Öte yandan Suriye devlet ajansı SANA, Suriye ordusunu Türkiye’nin olası operasyonlarına karşı, Ayn İsa ve Kobani bölgelerinin sınır şeridine çok sayıda birlik gönderildiğini duyurdu.

SANA’daki haberde  “Suriye Arap Ordusuna bağlı birlikler, Rakka ve Halep kırsalındaki Ayn İsa ve Ayn El-Arab(Kobani) şehirlerinde mevzilerini güçlendirdi. Bu önlemlerin, devletin tüm Suriye coğrafyasında güvenlik ve istikrarı pekiştirmek için attığı adımlar bağlamında geldi”  ifadelerine yer verildi.

PDK-S: DSG ve Suriye anlaşması Kürtlerin çıkarına değil

ENKS bünyesindeki Suriye Kürdistan Demokrat Partisi (PDK-S) Politbüro üyesi Nafi Abdulla Rûdaw’a yaptığı açıklamada DSG ile Suriye hükümeti arasındaki anlaşmaya şerh koyduklarını ve anlaşmanın Kürt halkının çıkarına olmadığını söyledi.

PDK-S yöneticisi Abdulla, “Bu anlaşma Suriye halklarının özgürlük mücadelesinin çıkarına terstir. Ayrıca Suriye rejimi şuana kadar milletimizin haklarını tanımadığı gibi haklarından vaz geçmesini istemektedir” ifadelerini kullandı.

Nafi Abdulla sözlerini şöyle sürdürdü: “Bölgenin dünyanın süper güçleri tarafından korunabilceğine inanıyoruz. Bundan ötürü bu güçlerle ilişkilenilmeliydi. Bu bölgeler Suriye rejimi ve Türklerin eliyle korunamaz” dedi.

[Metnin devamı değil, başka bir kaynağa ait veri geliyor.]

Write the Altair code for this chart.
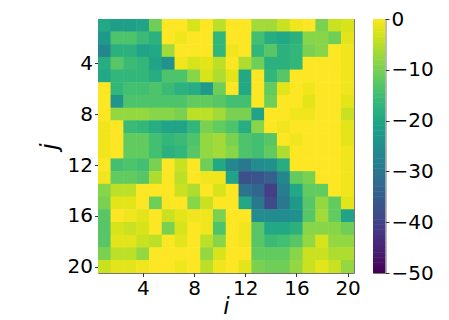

Bazı siyasi yorumculara göre  Efrin, Serêkanîyê, ve Gri Spî’deki senaryoların tekrarlanmaması için  DSG’nin Suriye hükümeti ile anlaşmak dışında başka bir çaresi bulunmuyor.  Özellikle ABD’nin son tavrının Türkiye’nin operasyonlarına karşı durmayacağının anlaşılmasından sonra DSG’nin rejim ile anlaşmaktan başka bir çaresi bulunmuyor.

Ömer: DSG'nin fazla seçeneği yok

Siyasi yorumcu Hüseyin Ömer “İşin doğrusu DSG’nin önünde fazla bir seçenek bulunmuyor. ABD açıkça, bir saldırı olursa ben müdahale etmem diyor.  Rusya’nın arabuluculuğu ile saldırı tehdidi altındaki  bölgelere Suriye ordusu yerleştiriliyor, bu şekilde Türkiye’nin saldırılarının engellenmesi hedefleniyor” şeklinde değerlendirdi.

Türkiye’nin Suriye’nin kuzeyi ve Rojava’nın bazı bölgelerine yönelik operasyonun olup olmayacağı İran, Türkiye ve Rusya liderlerinin bugün Tahran’daki üçlü zirve sonrası netlik kazanacağı tahmin ediliyor.  Zirvenin temel gündemi Suriye ve Ukrayna’nın tahıl koridorunun temel gündem olacağı bildiriliyor.